Author: Heidi Gilboy
So maybe you are standing in the church lobby reeling from the impact of the words being hurled at you; or perhaps you are sitting at your kitchen table (as I was) while your close friends and ministry partners let you know that they are leaving the church (and why your failures are to blame). Whatever the circumstances of the attack, the first ACTION I need to take is to TAKE THE TIME I NEED to be able to choose my reaction.
This might mean saying something like, “Thank you for bringing this to me. I need some time to pray and think about it. Can we set up a time to meet?” If the confrontation has been initiated by text or email, I avoid continuing the conversation through those easily misconstrued channels and ask for an in-person meeting to work things out. Then I wait; cool off; maybe seek the counsel of a wise mentor (not a gossip session!); and set a time to get together with the person who hurt me when I have gained some emotional stability and perspective (see part 1).

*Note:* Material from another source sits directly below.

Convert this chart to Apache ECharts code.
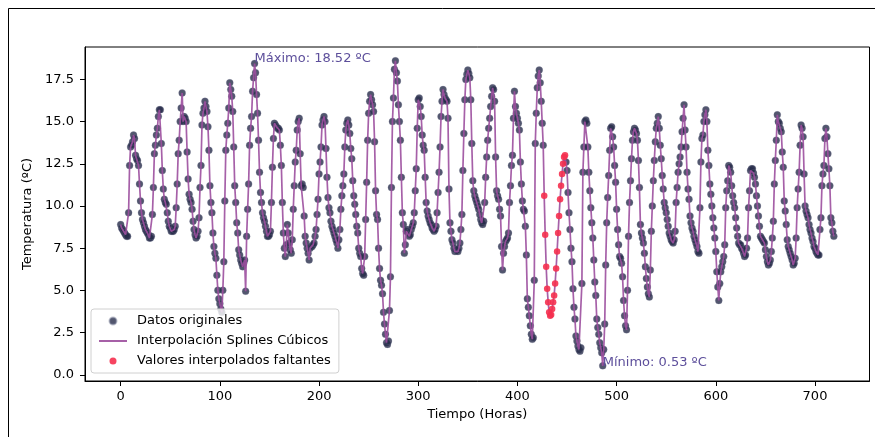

Before I meet with them again I wrestle through to the place where I MAKE THE DECISION TO FORGIVE. This doesn’t always mean I feel emotional forgiveness…that can be a long journey! But I have to start with the choice to forgive and the determination to hang on to that decision. And I pray for them….it’s amazing what a difference this step makes!
When I have taken the time needed, I can connect with the difficult person in my life with a right perspective and a heart of forgiveness and grace. I want to hear what they have to say and take it into consideration, but in the end I HAVE TO STICK TO THE MISSION God has revealed to me. I am not always “in the right”–and even when a dragon approaches me breathing fire, there may be some nuggets of truth in their words. Knowing what God has called me to do (and therefore not do) helps me sift through what they are spewing at me to accept responsibility for my part and reject the guilt I don’t need to own. And I know for sure that God hasn’t called me to be anyone’s savior! That job is taken by Someone much more able than I am!
As I interact with the difficult people God has placed in my life, I want to keep my ultimate goal in mind: TO DISCIPLE OTHERS TO BE AND DO WHAT GOD HAS CALLED THEM TO. I start by recognizing that most dragon behavior is a cry for help coming from a place of pain. Sometimes, I just look right at the person who is attacking and ask, “How can I help you?” I try to listen for and ask questions that will expose the real pain going on underneath. I have been amazed at what has been revealed as I specifically ask God to show me the reality behind what I see. Here are some questions I ask myself: Do they need to be heard and validated? Do they need some perspective they lack right now? Do they need healing from a deep hurt? Are they reacting from a place of fear? Do they need a grace-filled but firm reprimand for displaying behavior that isn’t Christ-like? Are they frustrated because they are not involved in the kingdom work God has called them to?
Ultimately, I want my response to be about what is best for them (not just what will make them happy) and not about my own need to win or be justified. Philippians 2:3-4 challenges me to put away my own ambitions and pride and instead value the other above myself…putting their needs first. The chapter goes on to remind me of Jesus’ willingness to empty Himself and be mistreated and misunderstood as my example. I have to walk into the situation with the trust that GOD HAS GOT MY REPUTATION AND IS MY DEFENDER.